Company Response And Regulator Review
In a statement on Friday, Bithumb said the incident was not linked to external hacking or a security breach and said there was no problem with its system security or customer asset management. The company apologized for the error and said it would cooperate with regulators.
South Korea’s financial regulator said in an emergency meeting on Saturday that it would look into the incident. The Financial Supervisory Service said any sign of illegal activity would lead to a formal investigation.
Bithumb chief executive Lee Jae-won said the company would treat the incident as a lesson and would prioritize customer trust and peace of mind over external growth.
Compensation And System Changes
The exchange said it plans to pay 20,000 won, or about $13.66, in compensation to all customers who were using the platform at the time of the error and will waive trading fees, among other measures. Bithumb also said it would improve its verification systems and introduce AI tools to detect abnormal transactions.

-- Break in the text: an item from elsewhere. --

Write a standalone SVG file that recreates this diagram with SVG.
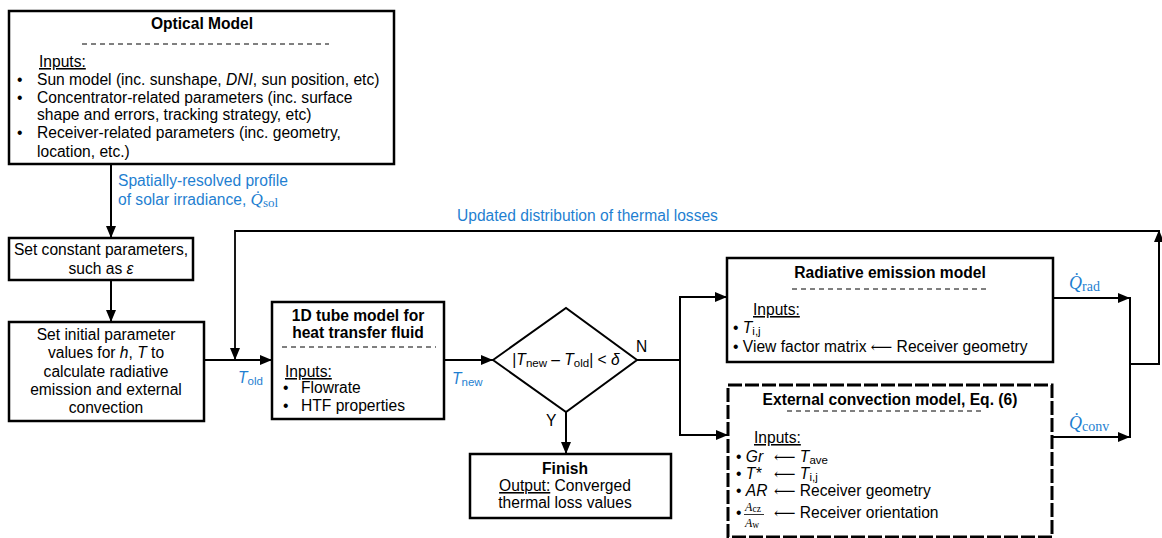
<svg xmlns="http://www.w3.org/2000/svg" width="1162" height="538" viewBox="0 0 1162 538">
<defs>
<style>
.box{fill:#fff;stroke:#000;stroke-width:2.5}
.t{font-family:"Liberation Sans",Arial,sans-serif;font-size:15.6px;fill:#000}
.b{font-weight:bold}
.c{text-anchor:middle}
.blue{fill:#1f7fd1}
.m{font-family:"Liberation Serif","Times New Roman",serif}
.ar{font-family:"DejaVu Serif","Liberation Serif",serif;font-size:15px}
.dash{stroke:#000;stroke-width:1;stroke-dasharray:5,4;fill:none}
.ln{stroke:#000;stroke-width:2;fill:none}
.u{text-decoration:underline}
</style>
<marker id="ah" viewBox="0 0 12 10" markerUnits="userSpaceOnUse" markerWidth="12" markerHeight="10" refX="12" refY="5" orient="auto">
<path d="M0,0 L12,5 L0,10 z" fill="#000"/>
</marker>
</defs>
<rect width="1162" height="538" fill="#fff"/>

<g id="connectors">
<path class="ln" d="M111,164 V238" marker-end="url(#ah)"/>
<path class="ln" d="M111,280 V322" marker-end="url(#ah)"/>
<path class="ln" d="M204,360 H272" marker-end="url(#ah)"/>
<path class="ln" d="M1130,364 H1159 V230" marker-end="url(#ah)"/>
<path class="ln" style="stroke-width:1.8" d="M1159,231 H235 V360" marker-end="url(#ah)"/>
<path class="ln" d="M444,360 H493" marker-end="url(#ah)"/>
<path class="ln" d="M637,360 H680"/>
<path class="ln" d="M680,297 V435"/>
<path class="ln" d="M679,297 H727" marker-end="url(#ah)"/>
<path class="ln" d="M679,435 H728" marker-end="url(#ah)"/>
<path class="ln" d="M566,412 V454" marker-end="url(#ah)"/>
<path class="ln" d="M1053,298 H1130" marker-end="url(#ah)"/>
<path class="ln" d="M1053,437 H1130" marker-end="url(#ah)"/>
<path class="ln" d="M1130,297 V438"/>
<text class="t blue" x="118" y="186">Spatially-resolved profile</text>
<text class="t blue" x="118" y="205">of solar irradiance, <tspan class="m" font-style="italic" font-size="17">Q̇</tspan><tspan class="m" font-size="13" dy="2">sol</tspan></text>
<text class="t blue" x="457" y="221">Updated distribution of thermal losses</text>
<text class="t blue" x="238" y="383"><tspan font-style="italic">T</tspan><tspan font-size="11.5" dy="2">old</tspan></text>
<text class="t blue" x="452" y="384"><tspan font-style="italic">T</tspan><tspan font-size="11.5" dy="2">new</tspan></text>
<text class="t" x="636" y="352">N</text>
<text class="t" x="546" y="426">Y</text>
<text class="blue m" x="1069" y="289" font-size="18"><tspan font-style="italic">Q̇</tspan><tspan font-size="14" dy="2">rad</tspan></text>
<text class="blue m" x="1069" y="429" font-size="18"><tspan font-style="italic">Q̇</tspan><tspan font-size="14" dy="2">conv</tspan></text>
</g>

<g id="optical-model">
<rect class="box" x="9" y="11" width="385" height="153"/>
<text class="t b c" x="202" y="29">Optical Model</text>
<line class="dash" x1="82" y1="44" x2="329" y2="44"/>
<text class="t u" x="39" y="67">Inputs:</text>
<text class="t" x="17" y="85">•</text>
<text class="t" x="37" y="85">Sun model (inc. sunshape, <tspan font-style="italic">DNI</tspan>, sun position, etc)</text>
<text class="t" x="17" y="102.5">•</text>
<text class="t" x="37" y="102.5">Concentrator-related parameters (inc. surface</text>
<text class="t" x="37" y="120">shape and errors, tracking strategy, etc)</text>
<text class="t" x="17" y="138">•</text>
<text class="t" x="37" y="138">Receiver-related parameters (inc. geometry,</text>
<text class="t" x="37" y="157">location, etc.)</text>
</g>

<g id="set-constant">
<rect class="box" x="9" y="238" width="184" height="42"/>
<text class="t c" x="101" y="255">Set constant parameters,</text>
<text class="t c" x="101" y="274">such as <tspan font-style="italic">ε</tspan></text>
</g>

<g id="set-initial">
<rect class="box" x="9" y="322" width="195" height="99"/>
<text class="t c" x="106" y="340">Set initial parameter</text>
<text class="t c" x="106" y="358">values for <tspan font-style="italic">h</tspan>, <tspan font-style="italic">T</tspan> to</text>
<text class="t c" x="106" y="377">calculate radiative</text>
<text class="t c" x="106" y="395">emission and external</text>
<text class="t c" x="106" y="413">convection</text>
</g>

<g id="tube-model">
<rect class="box" x="272" y="302" width="172" height="117"/>
<text class="t b c" x="358" y="321">1D tube model for</text>
<text class="t b c" x="358" y="338">heat transfer fluid</text>
<line class="dash" x1="282" y1="347" x2="436" y2="347"/>
<text class="t u" x="285" y="377">Inputs:</text>
<text class="t" x="283" y="393">•</text>
<text class="t" x="301" y="393">Flowrate</text>
<text class="t" x="283" y="411">•</text>
<text class="t" x="301" y="411">HTF properties</text>
</g>

<g id="convergence-check">
<polygon points="493,360 566,308 637,360 566,412" fill="#fff" stroke="#000" stroke-width="2"/>
<text class="t c" x="566" y="365">|<tspan font-style="italic">T</tspan><tspan font-size="11.5" dy="2">new</tspan><tspan dy="-2"> – </tspan><tspan font-style="italic">T</tspan><tspan font-size="11.5" dy="2">old</tspan><tspan dy="-2">| &lt; </tspan><tspan font-style="italic">δ</tspan></text>
</g>

<g id="finish">
<rect class="box" x="470" y="454" width="201" height="64"/>
<text class="t b c" x="565" y="474">Finish</text>
<text class="t c" x="565" y="491"><tspan class="u">Output:</tspan> Converged</text>
<text class="t c" x="565" y="508">thermal loss values</text>
</g>

<g id="radiative-model">
<rect class="box" x="727" y="258" width="326" height="104"/>
<text class="t b c" x="890" y="278">Radiative emission model</text>
<line class="dash" x1="792" y1="289" x2="988" y2="289"/>
<text class="t u" x="753" y="315">Inputs:</text>
<text class="t" x="733" y="333">• <tspan font-style="italic">T</tspan><tspan font-size="11.5" dy="2">i,j</tspan></text>
<text class="t" x="733" y="352">• View factor matrix <tspan class="ar">⟵</tspan> Receiver geometry</text>
</g>

<g id="convection-model">
<rect x="728" y="385" width="324" height="152" fill="#fff" stroke="#000" stroke-width="3" stroke-dasharray="14,3"/>
<text class="t b c" x="890" y="405">External convection model, Eq. (6)</text>
<line class="dash" x1="787" y1="411" x2="982" y2="411"/>
<text class="t u" x="754" y="443">Inputs:</text>
<text class="t" x="736" y="462">• <tspan font-style="italic">Gr</tspan></text>
<text class="t" x="774" y="462"><tspan class="ar">⟵</tspan> <tspan font-style="italic">T</tspan><tspan font-size="11.5" dy="2">ave</tspan></text>
<text class="t" x="736" y="479">• <tspan font-style="italic">T*</tspan></text>
<text class="t" x="774" y="479"><tspan class="ar">⟵</tspan> <tspan font-style="italic">T</tspan><tspan font-size="11.5" dy="2">i,j</tspan></text>
<text class="t" x="736" y="496">• <tspan font-style="italic">AR</tspan></text>
<text class="t" x="774" y="496"><tspan class="ar">⟵</tspan> Receiver geometry</text>
<text class="t" x="736" y="518">•</text>
<text class="m" x="753" y="511" font-size="12" font-style="italic" text-anchor="middle">A<tspan font-size="9.5" font-style="normal" dy="1">cz</tspan></text>
<line x1="744" y1="514.5" x2="764" y2="514.5" stroke="#000" stroke-width="0.8"/>
<text class="m" x="752" y="527" font-size="12" font-style="italic" text-anchor="middle">A<tspan font-size="9.5" font-style="normal" dy="1">w</tspan></text>
<text class="t" x="774" y="518"><tspan class="ar">⟵</tspan> Receiver orientation</text>
</g>
</svg>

Wider Context Of Financial Errors
The incident is expected to prompt discussion about tighter controls in finance. In April 2024, Citigroup mistakenly credited $81 trillion instead of $280 to a customer’s account. Two employees failed to spot the error before it was processed, and the bank reversed the transaction within hours after a third employee identified the mistake, according to the Financial Times.